One of the show's most popular scripted segments was "The South Coast News", a parody news bulletin which was read by real-life journalist and TV presenter Paul Murphy. It ran for several years in the late 80s and early 90s and the scripts were published in book form. The underlying conceit of the sketch was that the small New South Wales south coast town of Ulladulla was home to scores of famous Australian sporting and showbusiness identities of years past, that many of these celebrities owned businessess in the area or worked in various official capacities in the town, and that they were all regularly involved in hilarious misadventures.
The characters included former TV wrestler Mario Milano , owner of the Bluebird Cafe, and former NSW Premier Barry Unsworth, owner of the somewhat disreputable 'Cardigan Club'. In this hilarious fictional version of Ulladulla, the town also boasted a colossal seaside statue of long-distance swimmer Linda McGill with a revolving restaurant in its head, all the streets are named after sporting and TV stars, the local high school is named a famous footballer (Barry Beath), and the Mayor was TV composer and conductor Tommy Tycho .
Much of Roy and HG's comedy is topical, poking fun at current sporting news, as well as the foibles, ego trips and failures of sports, movie and music stars. But Doyle and Pickhaver interweave this with a colourful and uniquely Australia form of linguistic comedy; over the years they have coined many memorable parodic terms or revived archaic expressions from their youth, some of which have now entered the vernacular in Australia.
Many TSL listeners will be familiar with the terms "dwahl" (a slump in sporting form or a period of poor performance), 'sloop' (penis) and "bush junk" (useless wild animals suitable only for shooting) and phrases such as 'he's on Koozbane' -- a Nelson-ism regularly applied to players stunned by a heavy blow, fall or tackle. ('Koozbane' was the name of the home planet of the alien puppet characters on Sesame Street). HG has denounced many a political or sporting scheme as "a hastily cobbled-together farrago" and on one memorable occasion described golfer Greg Norman as:
" ... a hapless water buffalo, wallowing around in the swamp, waiting for the safari to wander by and finish him off".
Another perennial aspect of their comedy is the overweening egotism and impossible achievments of Roy Slaven, who will often begin his comentaries sotto voce but will just as often finish them screaming at the top of his lungs. By his own account, Slaven has represented Australia in every known sport for most of the 20th century, has ridden in every Mebourne Cup (and won most of them) on his ageless mount Rooting King, is on intimate terms with every major sports, TV, music and film personality in modern history and is also a close personal friend of many top racehorses and greyhounds.

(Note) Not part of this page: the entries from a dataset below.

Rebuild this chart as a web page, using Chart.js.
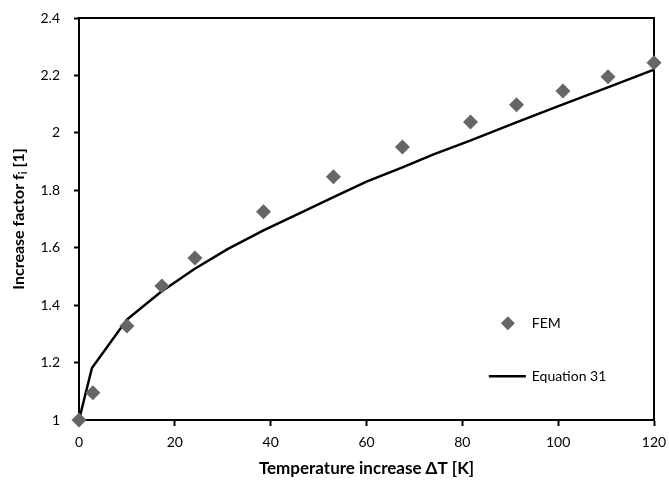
<!DOCTYPE html>
<html>
<head>
<meta charset="utf-8">
<style>
  html, body { margin: 0; padding: 0; background: #fff; }
  #wrap { width: 669px; height: 485px; }
</style>
<script src="https://cdn.jsdelivr.net/npm/chart.js@4"></script>
</head>
<body>
<div id="wrap"><canvas id="chart" width="669" height="485"></canvas></div>
<script>
// FEM results (temperature increase in K, increase factor)
const femX = [0, 2.9, 10, 17.3, 24.2, 38.5, 53.1, 67.5, 81.7, 91.3, 101, 110.4, 120];
const femY = [1.0, 1.095, 1.327, 1.467, 1.564, 1.725, 1.847, 1.951, 2.038, 2.098, 2.146, 2.195, 2.244];

// Equation 31 curve
const eqX = [0, 2.7, 10, 17, 24, 31, 38.5, 46, 53, 60, 67.5, 74, 81.5, 91, 101, 110.5, 120];
const eqY = [1.0, 1.181, 1.35, 1.445, 1.525, 1.595, 1.66, 1.72, 1.775, 1.83, 1.88, 1.925, 1.972, 2.035, 2.099, 2.159, 2.22];

const xTicks = [0, 20, 40, 60, 80, 100, 120];
const yTicks = [1, 1.2, 1.4, 1.6, 1.8, 2, 2.2, 2.4];

const legendLabels = ['FEM', 'Equation 31'];
const xTitle = 'Temperature increase ΔT [K]';

const FONT = 'Lato, "Open Sans", sans-serif';
const markerColor = '#666666';

function toPoints(xs, ys) {
    return xs.map((x, i) => ({ x: x, y: ys[i] }));
}

// 차트 영역 전체를 검은 테두리로 감싸기 (위쪽, 오른쪽 포함)
const boxPlugin = {
    id: 'box',
    beforeDatasetsDraw(chart) {
        const a = chart.chartArea;
        const ctx = chart.ctx;
        ctx.save();
        ctx.strokeStyle = '#000';
        ctx.lineWidth = 2;
        ctx.strokeRect(a.left, a.top, a.right - a.left, a.bottom - a.top);
        ctx.restore();
    }
};

// 세로축 제목: f 뒤에 아래첨자 i
const yTitlePlugin = {
    id: 'yTitle',
    afterDraw(chart) {
        const a = chart.chartArea;
        const ctx = chart.ctx;
        const big = 'bold 16px ' + FONT;
        const small = 'bold 11px ' + FONT;
        const parts = [
            { t: 'Increase factor f', f: big, dy: 0 },
            { t: 'i', f: small, dy: 4 },
            { t: ' [1]', f: big, dy: 0 }
        ];
        ctx.save();
        let total = 0;
        parts.forEach(p => { ctx.font = p.f; p.w = ctx.measureText(p.t).width; total += p.w; });
        ctx.translate(19, (a.top + a.bottom) / 2);
        ctx.rotate(-Math.PI / 2);
        ctx.fillStyle = '#000';
        ctx.textBaseline = 'middle';
        ctx.textAlign = 'left';
        let x = -total / 2;
        parts.forEach(p => {
            ctx.font = p.f;
            ctx.fillText(p.t, x, p.dy);
            x += p.w;
        });
        ctx.restore();
    }
};

// 차트 안쪽 오른쪽 아래에 범례 그리기
const legendPlugin = {
    id: 'innerLegend',
    afterDraw(chart) {
        const ctx = chart.ctx;
        const xs = chart.scales.x;
        const ys = chart.scales.y;
        // legend anchored in data space so it follows the scales
        const markX = xs.getPixelForValue(89.5);
        const textX = xs.getPixelForValue(94.5);
        const row1 = ys.getPixelForValue(1.337);
        const row2 = ys.getPixelForValue(1.152);
        ctx.save();
        ctx.fillStyle = markerColor;
        ctx.beginPath();
        ctx.moveTo(markX, row1 - 7);
        ctx.lineTo(markX + 7, row1);
        ctx.lineTo(markX, row1 + 7);
        ctx.lineTo(markX - 7, row1);
        ctx.closePath();
        ctx.fill();
        ctx.strokeStyle = '#000';
        ctx.lineWidth = 2.5;
        ctx.beginPath();
        ctx.moveTo(markX - 19, row2);
        ctx.lineTo(markX + 18, row2);
        ctx.stroke();
        ctx.fillStyle = '#000';
        ctx.font = '14px ' + FONT;
        ctx.textBaseline = 'middle';
        ctx.fillText(legendLabels[0], textX, row1);
        ctx.fillText(legendLabels[1], textX, row2);
        ctx.restore();
    }
};

new Chart(document.getElementById('chart'), {
    type: 'scatter',
    data: {
        datasets: [
            {
                label: legendLabels[1],
                data: toPoints(eqX, eqY),
                showLine: true,
                borderColor: '#000',
                borderWidth: 2.5,
                pointRadius: 0,
                tension: 0,
                order: 2
            },
            {
                label: legendLabels[0],
                data: toPoints(femX, femY),
                showLine: false,
                pointStyle: 'rectRot',
                pointRadius: 7.5,
                pointHoverRadius: 7.5,
                backgroundColor: markerColor,
                borderColor: markerColor,
                borderWidth: 0,
                order: 1
            }
        ]
    },
    options: {
        responsive: false,
        animation: false,
        clip: false,
        layout: { padding: { top: 18, right: 15, left: 0, bottom: 0 } },
        plugins: {
            legend: { display: false },
            tooltip: { enabled: false }
        },
        scales: {
            x: {
                type: 'linear',
                min: 0,
                max: 120,
                afterBuildTicks: s => { s.ticks = xTicks.map(v => ({ value: v })); },
                afterFit: s => { s.height = 65; s.paddingLeft = 0; s.paddingRight = 0; },
                border: { color: '#000', width: 2 },
                grid: { drawOnChartArea: false, drawTicks: true, tickLength: 6, tickWidth: 2, color: '#000' },
                ticks: { color: '#000', font: { family: FONT, size: 14 }, padding: 8, callback: v => String(v) },
                title: {
                    display: true,
                    text: xTitle,
                    color: '#000',
                    font: { family: FONT, size: 17, weight: 'bold' },
                    padding: { top: 0, bottom: 6 }
                }
            },
            y: {
                type: 'linear',
                min: 1,
                max: 2.4,
                afterBuildTicks: s => { s.ticks = yTicks.map(v => ({ value: v })); },
                afterFit: s => { s.width = 79; s.paddingTop = 0; s.paddingBottom = 0; },
                border: { color: '#000', width: 2 },
                grid: { drawOnChartArea: false, drawTicks: true, tickLength: 5, tickWidth: 2, color: '#000' },
                ticks: { color: '#000', font: { family: FONT, size: 14 }, padding: 14, callback: v => String(v) }
            }
        }
    },
    plugins: [boxPlugin, yTitlePlugin, legendPlugin]
});
</script>
</body>
</html>
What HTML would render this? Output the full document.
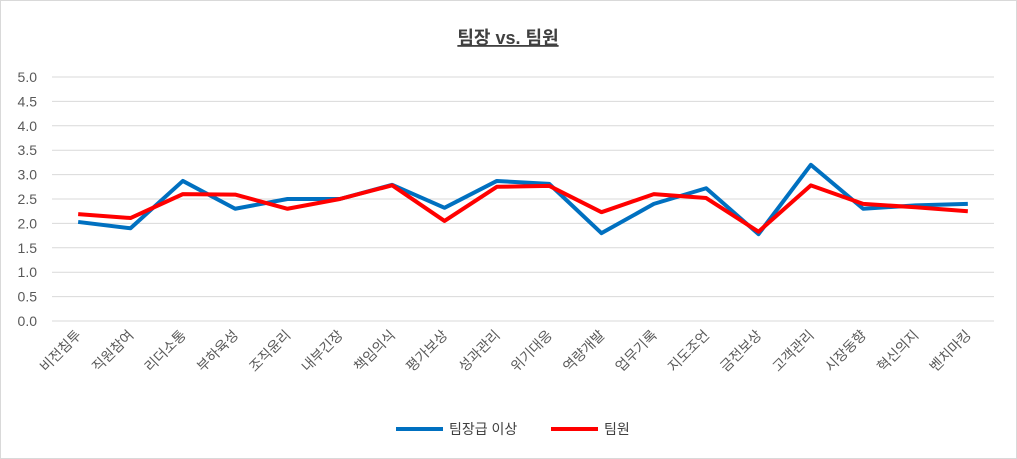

But Roy's staggering tales of sporting achievement are also mixed with reminiscences of his youth in Lithgow, his membership of the rambunctious Lithgow Shamrocks football team and his formative relationship with mentor and coach 'Grassy' Grannell. Doyle also gave a strong scatalogical edge to the Slaven character, and Roy's commentaries and recollections often deal with hilarious anecdotes about celebrities stricken by attacks of vomiting and diahrroea (invariably referred to by the old Australian term 'gastric').
As well as performing 'This Sporting Life' on radio, Doyle and Pickhaver sucessfully transferred the concept and characters to television. Over the last ten years they have hosted a range of TV incarnations of the TSL format. (See Roy and HG for full details.) The huge popularity of one of these, The Dream, took Roy & HG's unique comedy style to thousands of Australians who had never listened to the radio show or watched the ABC series.